My eyes don't want to be open, and neither does my heart now.

Daphney came round and it was superficially great. But as our sex gets better she's further away from me. I'm having fun when she's around, and when she's not I miss her. And she's away most of the time. Her parents want her not to see me weekdays, and she's busy and I'm busy. When she first told me (about draconian laws), she was like 'oh well, I'll have to see you Friday to Sunday' and she meant it.

But she's stubborn in silly ways, and now the only time she opens up is when she's too tired to sense. She's not happy with friends or family but I can't be her retreat if she doesn't let me know what's going on.

I don't feel that she loves me now. I feel like empty (because I didn't really sleep last night...) I'm not a low-maintenance kinda guy. I think she does, or that she'd say so. But why is it so important anyway? I'm angry at myself for needing this constant reassurance, and angry for feeling for her when it just breeds dependence. But I'm also angry at the culture that tells me that relationships should be about the thrill of snatched sexual encounters, not about trust or opening up.
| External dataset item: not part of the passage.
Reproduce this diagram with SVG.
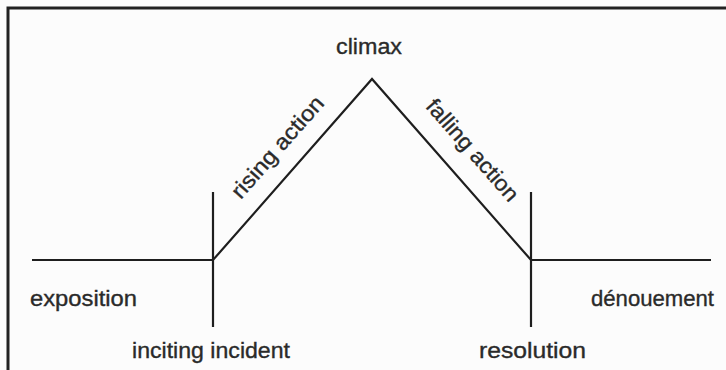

It's not wrong to me to want to be with someone a lot.

She jibes at me too, adding to my insecurity, trying to keep up a jokey parlance which I particularly affect. Except when I do it to her, she knows it's not real (and I tell her). And when she says the stuff to me it just hurts. There's always an edge that she doesn't realise. She thinks I know how she feels (oh Fran, but you don't know a thing I think for sure), but...

She has to let me know her radiance, and hug me and whisper to me. She has to let me into something other that her pants...

(P.S. It's probably the house I hate and the mood I hate and being tired, because in my mind now she's a leech or a wraith and ethereal. And she's not. She's lovely.)

Comments:
Perhaps she's not as ready emotionally to let you into anything other than her pants as you are. Perhaps she has a totally polarised view of love and sex, and is happy to give away the latter whilst guarding and protecting the former.

You're not sure if she loves you? Does she know what love is? Has she been clamped in its jaws before, and are the teethmarks still there, or is it that she's never felt the sweet bite...

Hell, perhaps the bottom line is that she's too young to want an involved relationship right now, and you're too young to realise.

Dunno, but good luck.
 
I think.. I'll come back to it. At the moment, I'm happy again.

I'll definitely think about it though.